1
votes

I'm trying to get the probability per each class out of the keras model. Please find sample keras model below:

width = 80
height = 80
model = Sequential()
model.add(Conv2D(32, (3, 3), input_shape=( width, height, 3)))
model.add(Activation('relu'))
model.add(MaxPooling2D(pool_size=(2, 2)))

model.add(Conv2D(32, (3, 3)))
model.add(Activation('relu'))
model.add(MaxPooling2D(pool_size=(2, 2)))

model.add(Conv2D(64, (3, 3)))
model.add(Activation('relu'))
model.add(MaxPooling2D(pool_size=(2, 2)))

model.add(Flatten())  # this converts our 3D feature maps to 1D feature vectors
model.add(Dense(64))
model.add(Activation('relu'))
#model.add(Dropout(0.5))
model.add(Dense(2))
model.add(Activation('softmax'))

model.compile(loss='sparse_categorical_crossentropy',
              optimizer='rmsprop',
              metrics=['accuracy'])

However, after the model is trained, and I load an image to be predicted via:

img = image.load_img('Test2.jpg', target_size=(80, 80))
x = image.img_to_array(img)
x = np.expand_dims(x, axis=0)
images = np.vstack([x])
classes = model.predict_proba(images, batch_size=1)
print(classes)

[[ 0.  1.]]

I still get the classes labels, rather than probabilities. Any hints what am I doing wrong?

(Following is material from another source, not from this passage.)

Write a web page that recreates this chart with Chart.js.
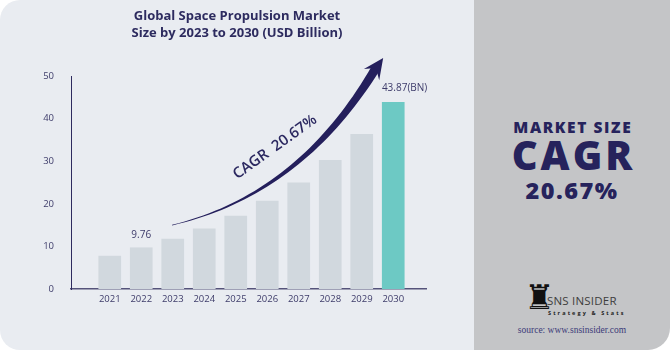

EDIT This is how the model is trained:

train_datagen = ImageDataGenerator(
        rotation_range=40,
        width_shift_range=0.2,
        height_shift_range=0.2,
        shear_range=0.2,
        zoom_range=0.2,
        horizontal_flip=True,
        fill_mode='nearest')

# this is the augmentation configuration we will use for testing:
# only rescaling
test_datagen = ImageDataGenerator(
        rotation_range=40,
        width_shift_range=0.2,
        height_shift_range=0.2,
        shear_range=0.2,
        zoom_range=0.2,
        horizontal_flip=True,
        fill_mode='nearest')


train_generator = train_datagen.flow_from_directory(
        '.\\train',  # this is the target directory
        target_size=(width, height),  # all images will be resized to 150x150
        batch_size=batch_size,
        class_mode='binary',
        shuffle=True)  # since we use binary_crossentropy loss, we need binary labels

# this is a similar generator, for validation data
validation_generator = test_datagen.flow_from_directory(
        '.\\validate',
        target_size=(width, height),
        batch_size=batch_size,
        class_mode='binary',
        shuffle=True)

model.fit_generator(
        train_generator,
        steps_per_epoch=4000,
        epochs=2,
        validation_data=validation_generator,
        validation_steps=1600)
1
Have you normalized your training data? Have you normalized your input image accordingly? - Marcin Możejko
0 and 1 are also valid probabilities. - Dr. Snoopy
Hey guys, thanks for prompt reactions. I updated the question with the code which trains the model / loads the samples. I don't think I'm doing normalization anywhere, or am I wrong? (keras newbie). It looks rather odd to me that the prob of either of the classes would be that high, right? However will try for different samples and let you know. - TechCrap

1 Answers

1
votes

The problem is that you are using the 'sparse_categorical_crossentropy' loss with class_mode='binary' in your ImageDataGenerator.

You have two possibilities here:

  1. Change the loss to 'categorical_crossentropy' and set class_mode='categorical'.
  2. Leave the loss as is but set class_mode='sparse'.

Either will work.

Refer to this answer for the difference between the two losses (in Tensorflow, but it holds for Keras too). The short version is that the sparse loss expects labels to be integer classes (e.g. 1, 2, 3...), whereas the normal one wants one-hot encoded vectors (e.g. [0, 1, 0, 0]).

Cheers

EDIT: as @Simeon Kredatus pointed out, it was a normalization issue. This can be easily solved by setting the appropriate flags in the ImageDataGenerator constructors for both training and test sets, namely samplewise_center=True and samplewise_std_normalization=True.
Updating the answer so people can see the solution. In general, remember the trash-in-trash-out principle.